Yes, I been learning Danish for many years now. It is not too hard to pick up Swedish because so much vocabulary and grammar is the same. What's most difficult is remembering the words that are almost the same in both languages but spelled with a few different letters. I will understand them if I hear or see them but remembering the spelling is a challenge. I'm almost done with the Swedish tree and now when I watch Swedish TV I understand a lot more. I may try a novel when I have time.


is that a good way to learn better? listen or read the language you're learning?


Absolut!, as I heard the Swedes say many times when I was there in summer. :)


Any TV show recommendations? I'll be able to find it, no worries.


I learned the basics of Danish before going on a trip to Denmark and it honestly helped me learn Swedish SOOO much (esp. after I got over mixing up Danish and Swedish words). Also my knowledge of French has really helped me understand Swedish bc a lot of words are very similar (prob due to the Vikings interactions with the French). Ex: paraply -> parapluie


I'm no expert but I would guess that the French connection is more recent than the Vikings. Swedish high society was fascinated with French (the language and the culture) for a long time. Descartes was invited to Sweden in the 17th century and actually ended up dying there.
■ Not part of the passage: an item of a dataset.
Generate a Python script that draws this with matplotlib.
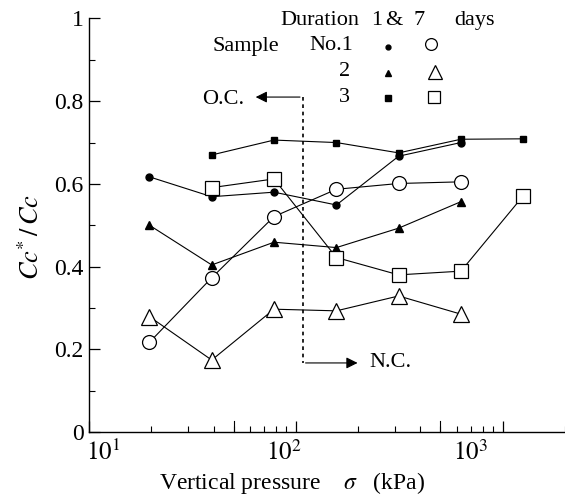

Is there a more literal translation of fortfarande?

Like how garderob would literally be something like "keep-robes", but it really means closet


att fortfara is an old verb that means to continue (nowadays we say fortsätta instead). att fara means to travel but can sometimes have a much more general meaning in composite words, compare how go is sometimes used in a lot of senses in English; fort comes from an old word with the meaning forward, same as in English go forth; so fortfarande is composed like forth-going, except it has a different meaning.


Brilliant answer. This kind of stuff is fascinating to me. Tack Arnauti!


In case you're still interessted: I see you're learning German as well: Fortwärhend is a pretty accurate translation fo fortarande. It comes from fort and währen. Währen can be translated as "last" or "go on". If you want to say "please continue" in German, you'd say "fahr fort".


Fortfahrend would be the direct literal translation.


Thank you , this is actually really helpful (as a native German speaker).


Thank you, I think it's fascinating too.


This is why I love languages!


Or perhaps 'forth-faring' may help to remember this word


I see, in the "fara" part, a latin contamination with the verb "fero"="carry", in a sort of carry-forward.


Only in Minnesota

  • 2210

I Elfdal finns det vikingar.


Finns duolingo för älfdalskan ?


Hehe, no. There are only some 2000 speakers or so in all. I don't think it'll ever feature on Duolingo. Would have been lovely, though!


Sorry to bother but what is "älfdalskan". I did not find it on google


Älvdalska is called Elfdalian in English: it's a North Germanic language spoken in the north-west parts of the county Dalarna, namely Älvdalen municipality. It's obviously close to Swedish, but not enough to make the languages mutually intelligible.


Well if you can't find any in Sverige, there's plenty in Middlesbrough.